Lastly, we need to find lines from these edge pixels. Even after performing an edge detector algorithm, there is likely to be a lot of noise in an image with erroneous edge pixels and unneeded lines. To find the lines, a voting algorithm will be implemented where each pixel votes for its possible lines. The polar representation of a line identifies a line by d, which is the perpendicular distance between the line and the origin, and by θ, which is the angle of that perpendicular line with the x-axis. The relationship between the polar and Cartesian representation of a line is depicted by: x cos θ + y sin θ = d. We know the value of x and y for each edge pixel. Those pixels can then vote for their possible lines with a sinusoidal representation of all possible lines that run through that edge pixel. In the image below, the left represents a line in polar space and the right is the same line's sinusoidal representation. The voting process looks like this: The brightest pixel indicates where a line is found. The coordinates of this pixel in the sinusoidal representation represent d and θ. This gives us all the information we need to determine where the lines are in an image.

Applying the Math

There is a similar, but slightly different process for detecting each road sign. For this demonstration, I will be walking through how I detected stop signs.

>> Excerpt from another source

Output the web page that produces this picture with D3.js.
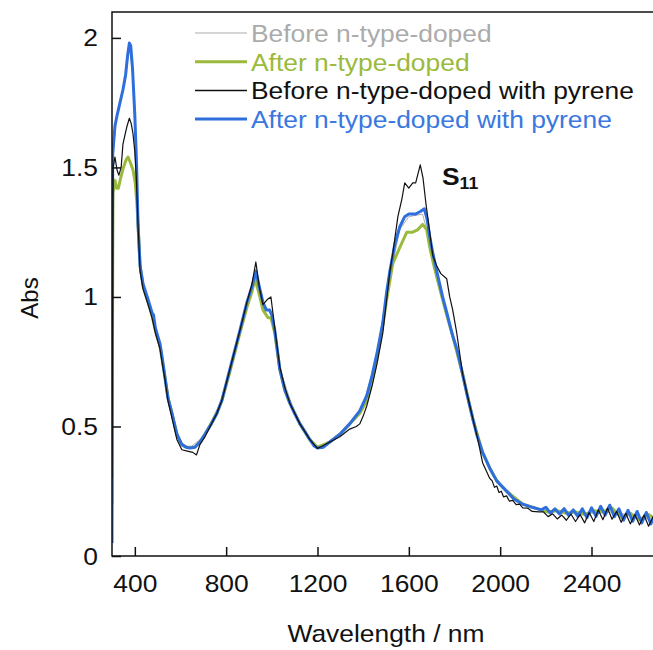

The first step is to pre-process the image. The input image (left) has had some noise added to more closely resemble the type of image a self-driving car would be working with. The image on the right is after I applied cv2.fastNlMeansDenoisingColored(). It's not a perfect outcome but it helps with the later steps. I know stop signs are going to be some variation of the color red. So, the next step was to filter out all non-red colors from the image. After the non-reds were filtered out, I converted the image to grayscale to prepare it for the Canny edge detector.
There were still a lot of unwanted pixels from the background and many small holes in the stop sign. Despite that, the bulk of the stop sign was intact, and the background was mostly cleared out. To finish the job, I applied a median filter across the entire image to smooth out those irregularities.
At this point, the image was ready for the Canny edge detector. The result can be seen below.
Now it is time to determine where the lines are in the image. Using the line detection method described in the math foundations, I was able to acquire a list of all the lines detected in the image. I avoided using horizontal lines because there will often be horizontal lines in images which aren't related to road signs such as the horizon or buildings. But a stop sign also has two pairs of parralel lines at the 45- and 135-degree angles. I calculated the angle of all the lines I found and searched for those two pairs. With those pairs found, I calculated where they intersected which gave me a diamond shaped box located directly over the stop sign. Locating the center of the box yielded the center of the stop sign.